Things are getting hot and heavy in New Pond Field. In the June newsletter, I wrote about our crew’s “first date” with the field—encountering unfamiliar soils, contours, and objects while hoeing sweet potatoes. Now the sweet potatoes and winter squash have vined out, the potatoes are dying back, and the buckwheat and sunflowers are about to bloom. Everywhere you look, there’s a lusty pulse of energy. The honeymoon phase. The field is still an unknown quantity—the final harvests have yet to be tallied—but it’s precisely because it’s unknown that it’s so interesting now. Had we planted all the sweet potatoes in New Pond and the crop failed, we’d have no sweet potatoes at all. So we hedged our bets by trialing 4 different crops, plus one cover crop. With so much variety in one field, it makes for a pretty wild dance party.
Back to our awesome team, we have two guest contributors. Hope you enjoy!
Farm Me To The Moon
by Mia Goren
Picking through red, strawberry moon.
Some years are rainy, some days are like today
I had a full moon day once
We all laughed before we even knew what happened
It was 2001
Were you even born yet?
The car drove right into the puddle
How I wish that were me right now,
The surface of the moon
Where a lady seeks cover beside me
And I will wipe my thoughts away,
Like my poor sole.
Writing about our lunch conversations about the bad luck of full moons, I found there was so much poetry through mundane conversation. That is something I feel a lot, working both on the field and off of it. This particular full moon fell on a work day. On a strawberry picking, sun burning, ladybug landing day.

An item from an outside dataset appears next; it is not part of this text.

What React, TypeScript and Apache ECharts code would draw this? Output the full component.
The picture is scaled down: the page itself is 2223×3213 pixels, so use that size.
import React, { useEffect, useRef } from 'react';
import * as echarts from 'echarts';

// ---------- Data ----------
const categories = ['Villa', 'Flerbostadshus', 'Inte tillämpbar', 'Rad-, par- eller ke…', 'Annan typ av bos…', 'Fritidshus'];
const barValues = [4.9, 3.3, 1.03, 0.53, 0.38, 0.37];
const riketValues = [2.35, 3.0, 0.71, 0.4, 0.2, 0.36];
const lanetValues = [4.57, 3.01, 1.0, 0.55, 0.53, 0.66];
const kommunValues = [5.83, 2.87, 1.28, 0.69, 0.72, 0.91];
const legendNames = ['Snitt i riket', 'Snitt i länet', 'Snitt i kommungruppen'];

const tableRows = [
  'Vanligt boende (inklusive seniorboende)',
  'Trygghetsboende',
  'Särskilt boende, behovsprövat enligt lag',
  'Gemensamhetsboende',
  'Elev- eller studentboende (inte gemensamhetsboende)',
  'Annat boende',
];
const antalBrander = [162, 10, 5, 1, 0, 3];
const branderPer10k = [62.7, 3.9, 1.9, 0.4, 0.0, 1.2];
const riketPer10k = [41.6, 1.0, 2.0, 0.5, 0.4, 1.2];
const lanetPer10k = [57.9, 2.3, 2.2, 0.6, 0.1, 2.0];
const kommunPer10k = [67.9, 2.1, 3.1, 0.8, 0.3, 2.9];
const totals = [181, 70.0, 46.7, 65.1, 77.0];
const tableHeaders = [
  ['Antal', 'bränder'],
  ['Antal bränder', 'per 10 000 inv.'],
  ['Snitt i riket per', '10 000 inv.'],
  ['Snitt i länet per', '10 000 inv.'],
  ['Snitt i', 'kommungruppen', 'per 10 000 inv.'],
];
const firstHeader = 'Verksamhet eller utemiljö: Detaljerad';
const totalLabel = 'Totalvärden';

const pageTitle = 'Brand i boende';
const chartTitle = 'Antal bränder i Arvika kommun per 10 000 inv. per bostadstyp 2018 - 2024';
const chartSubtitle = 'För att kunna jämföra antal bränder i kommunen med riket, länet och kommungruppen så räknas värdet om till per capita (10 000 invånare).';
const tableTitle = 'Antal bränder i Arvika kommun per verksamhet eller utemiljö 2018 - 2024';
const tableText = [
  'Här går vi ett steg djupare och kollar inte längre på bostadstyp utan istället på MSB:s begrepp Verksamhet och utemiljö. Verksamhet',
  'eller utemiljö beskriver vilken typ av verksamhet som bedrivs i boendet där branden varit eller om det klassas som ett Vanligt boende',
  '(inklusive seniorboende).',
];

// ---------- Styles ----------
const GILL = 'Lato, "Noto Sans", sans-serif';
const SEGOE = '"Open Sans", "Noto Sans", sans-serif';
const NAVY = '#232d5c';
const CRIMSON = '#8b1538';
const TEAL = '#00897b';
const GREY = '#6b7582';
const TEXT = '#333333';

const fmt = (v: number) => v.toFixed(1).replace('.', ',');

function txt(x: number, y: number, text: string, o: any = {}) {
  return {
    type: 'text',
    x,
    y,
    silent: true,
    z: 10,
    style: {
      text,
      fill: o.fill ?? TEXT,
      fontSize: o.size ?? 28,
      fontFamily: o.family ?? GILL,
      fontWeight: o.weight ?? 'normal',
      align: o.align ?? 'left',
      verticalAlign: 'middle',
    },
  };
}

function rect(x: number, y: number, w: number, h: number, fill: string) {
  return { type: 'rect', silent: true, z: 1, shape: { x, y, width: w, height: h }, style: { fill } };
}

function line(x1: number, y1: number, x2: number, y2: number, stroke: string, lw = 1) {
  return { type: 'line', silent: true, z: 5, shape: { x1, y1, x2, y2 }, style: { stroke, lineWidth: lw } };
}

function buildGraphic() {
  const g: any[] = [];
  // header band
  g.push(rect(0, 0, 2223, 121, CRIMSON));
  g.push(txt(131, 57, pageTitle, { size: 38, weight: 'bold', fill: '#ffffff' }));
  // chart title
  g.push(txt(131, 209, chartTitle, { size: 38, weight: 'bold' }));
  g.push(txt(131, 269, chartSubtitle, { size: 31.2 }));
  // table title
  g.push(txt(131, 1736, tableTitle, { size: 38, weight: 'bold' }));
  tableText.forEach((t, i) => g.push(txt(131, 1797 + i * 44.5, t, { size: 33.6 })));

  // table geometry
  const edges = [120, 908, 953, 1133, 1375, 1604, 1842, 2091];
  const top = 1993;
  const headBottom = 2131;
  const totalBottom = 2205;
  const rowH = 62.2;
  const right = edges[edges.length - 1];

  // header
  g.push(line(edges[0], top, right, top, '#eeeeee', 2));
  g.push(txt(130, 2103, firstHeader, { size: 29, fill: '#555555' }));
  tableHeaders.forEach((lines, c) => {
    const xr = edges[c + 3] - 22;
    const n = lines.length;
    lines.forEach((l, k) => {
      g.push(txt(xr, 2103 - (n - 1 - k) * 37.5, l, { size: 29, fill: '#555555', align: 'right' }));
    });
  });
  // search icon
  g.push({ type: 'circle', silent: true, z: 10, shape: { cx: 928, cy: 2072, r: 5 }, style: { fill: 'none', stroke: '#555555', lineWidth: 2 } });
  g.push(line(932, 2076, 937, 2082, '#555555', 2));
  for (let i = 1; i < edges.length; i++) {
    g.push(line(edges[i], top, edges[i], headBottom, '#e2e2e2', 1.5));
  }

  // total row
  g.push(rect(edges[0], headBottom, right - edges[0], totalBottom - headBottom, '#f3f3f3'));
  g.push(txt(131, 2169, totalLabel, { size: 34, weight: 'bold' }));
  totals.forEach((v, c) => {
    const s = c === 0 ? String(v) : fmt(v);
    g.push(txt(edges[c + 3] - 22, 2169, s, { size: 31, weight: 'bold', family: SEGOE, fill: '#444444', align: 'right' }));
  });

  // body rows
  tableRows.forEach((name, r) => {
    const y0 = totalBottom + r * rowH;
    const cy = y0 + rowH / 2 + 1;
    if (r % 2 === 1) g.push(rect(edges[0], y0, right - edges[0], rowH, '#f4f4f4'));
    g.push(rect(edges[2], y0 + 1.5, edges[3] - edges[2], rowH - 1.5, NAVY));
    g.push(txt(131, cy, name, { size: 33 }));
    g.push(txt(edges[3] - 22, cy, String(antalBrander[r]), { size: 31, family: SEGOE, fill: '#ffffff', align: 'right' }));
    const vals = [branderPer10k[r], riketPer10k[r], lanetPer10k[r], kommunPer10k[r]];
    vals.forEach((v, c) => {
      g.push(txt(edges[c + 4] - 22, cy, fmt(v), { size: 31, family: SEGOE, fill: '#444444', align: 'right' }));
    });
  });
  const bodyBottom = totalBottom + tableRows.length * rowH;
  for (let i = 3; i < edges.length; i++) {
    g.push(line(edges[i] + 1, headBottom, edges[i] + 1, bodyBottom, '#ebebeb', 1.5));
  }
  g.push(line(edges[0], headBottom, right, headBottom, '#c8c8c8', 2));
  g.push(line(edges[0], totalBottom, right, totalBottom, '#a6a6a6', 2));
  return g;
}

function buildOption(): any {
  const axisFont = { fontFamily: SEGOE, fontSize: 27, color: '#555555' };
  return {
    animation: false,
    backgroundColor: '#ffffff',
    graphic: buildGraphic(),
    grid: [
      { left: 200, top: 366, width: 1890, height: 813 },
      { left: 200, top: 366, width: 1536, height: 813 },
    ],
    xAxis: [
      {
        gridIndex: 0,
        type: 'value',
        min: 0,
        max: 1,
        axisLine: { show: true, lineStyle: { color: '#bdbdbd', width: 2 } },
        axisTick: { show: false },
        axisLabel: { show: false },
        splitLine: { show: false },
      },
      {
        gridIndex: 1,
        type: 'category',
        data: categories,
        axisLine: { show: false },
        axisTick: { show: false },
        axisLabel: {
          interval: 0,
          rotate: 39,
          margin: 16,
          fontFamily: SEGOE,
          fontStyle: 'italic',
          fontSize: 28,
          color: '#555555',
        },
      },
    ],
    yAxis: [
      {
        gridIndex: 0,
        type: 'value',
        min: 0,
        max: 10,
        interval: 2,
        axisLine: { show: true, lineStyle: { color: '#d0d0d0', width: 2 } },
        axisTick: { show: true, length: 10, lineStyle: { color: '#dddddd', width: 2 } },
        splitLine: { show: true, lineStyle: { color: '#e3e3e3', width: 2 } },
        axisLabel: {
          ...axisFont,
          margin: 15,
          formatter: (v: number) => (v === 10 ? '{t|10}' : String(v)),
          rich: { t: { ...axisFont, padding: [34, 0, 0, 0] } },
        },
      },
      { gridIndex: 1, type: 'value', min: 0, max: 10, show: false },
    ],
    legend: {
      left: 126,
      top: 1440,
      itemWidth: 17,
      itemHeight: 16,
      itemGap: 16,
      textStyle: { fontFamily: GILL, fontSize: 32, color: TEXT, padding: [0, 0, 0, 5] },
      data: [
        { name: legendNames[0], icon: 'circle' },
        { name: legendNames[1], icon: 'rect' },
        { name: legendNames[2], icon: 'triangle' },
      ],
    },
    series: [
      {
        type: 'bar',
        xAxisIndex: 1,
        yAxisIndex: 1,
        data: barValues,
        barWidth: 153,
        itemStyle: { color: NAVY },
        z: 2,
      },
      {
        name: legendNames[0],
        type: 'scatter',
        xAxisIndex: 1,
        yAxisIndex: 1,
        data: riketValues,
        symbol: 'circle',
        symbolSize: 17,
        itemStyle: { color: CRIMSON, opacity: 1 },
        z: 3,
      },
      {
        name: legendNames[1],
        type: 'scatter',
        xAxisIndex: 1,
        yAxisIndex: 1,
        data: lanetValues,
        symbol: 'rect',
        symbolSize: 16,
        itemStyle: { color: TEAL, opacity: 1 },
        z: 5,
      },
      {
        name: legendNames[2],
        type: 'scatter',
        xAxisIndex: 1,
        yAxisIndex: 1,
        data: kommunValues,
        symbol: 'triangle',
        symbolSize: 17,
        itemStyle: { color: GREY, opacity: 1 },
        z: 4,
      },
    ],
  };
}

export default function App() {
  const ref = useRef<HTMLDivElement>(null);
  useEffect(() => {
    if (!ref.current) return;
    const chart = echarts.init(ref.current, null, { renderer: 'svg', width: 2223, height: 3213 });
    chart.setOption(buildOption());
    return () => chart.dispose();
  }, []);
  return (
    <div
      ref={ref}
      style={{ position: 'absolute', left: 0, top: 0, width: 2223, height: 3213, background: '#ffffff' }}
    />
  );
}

The unraveled pieces seemed to come together during lunch time, our reprise from the hot sun and reflective soil. Our (the farm crew’s) chat started with simple but wise words from Caroline herself. She talked about the anxiety that comes with being a novice, with wanting to control the uncontrollable and worry about everything around it. In this case, the weather. Some years are rainy. That’s what she was told by a more seasoned farmer, and what she told us around the wooden table. Today was not rainy, it was painfully steamy. The topic of conversation then made its way all the way to the moon, the full moon that is. It was the strawberry moon.
I’ve always had bad luck on full moons, and one fateful night led to the demise of my Canadian leather boots. On my walk back from a late film class, the soles of not one, but both of my shoes came off and I flopped all the way home under its bright light. I don’t believe in coincidences. And it seemed neither did Mike, as this story unlocked memory of a horrible night in Boston. His involves a rainy walk, missing keys, and a poor woman’s load of laundry. And, of course, Mike. I’d ask him about the rest.
From then we continued back to the fields, where the dust blew about like a barren planet if you looked at it from just the right angle. Like the surface of the moon, said farmer Jackie as we plopped down in front of cucumber towers. I wipe the sweat off my brow, too hot to think coherently. Snipping away at cucumber suckers, remembering the ladybug that joined us for the work day hoeing basil and lettuce while tucked away into the shade of my hat. And just like that, another day at the farm had found its end. The words in my mind buzzing, my hands so full of strawberries.
CALLING ALL READERS!!!
by Nancy Galgano
I recently saw a window sign in an Upstate NY independent book store: “Books… for getting lost and finding your way”.
I love books. I have books in every room in my home. My love of reading blossomed in Mrs. Bruni’s first grade class at Unqua School in Massapequa in 1974 and I’ve been an avid reader since then.
I discovered Restoration Farm in 2015 and knew immediately that I had to become a CSA member. I joined the farm crew in 2021 and was happy to find that everyone on the team loves to read too. We have swapped books amongst each other and conversation in the fields has turned to what everyone is reading. We read different genres, and I love always having another book on deck.
To me, the farm is a special place where I come to join, learn, explore, discover, nourish, escape. It occurred to me recently that books provide these very same experiences.
So let’s weave the two together… be on the lookout for the new Tin House Bookshelf! Browse, share, take a book and leave a book. I think it will be interesting to see what others read and we can share our thoughts. I am hoping it will be a well received addition to our like minded farm community.
Come… wander, absorb, digest, realize, dream, plan, get inspired. Get some veggies and books, and enjoy some nutrients for both the body and the mind.
Back to schedules and dance parties, the Long Island Fair is September 13, 14, & 15. This event, now in its 182nd year, is hosted annually at the Old Bethpage Village Restoration. The fair has something for everyone—competitions, pony rides, circus acts, food, music, contra dancing, and much, much more. If you enter one of their competitions, admission is free! The competitive handbook is available online, and now is the time to plan for your participation. Who knows—you could face off against Restoration Farm in the garlic category.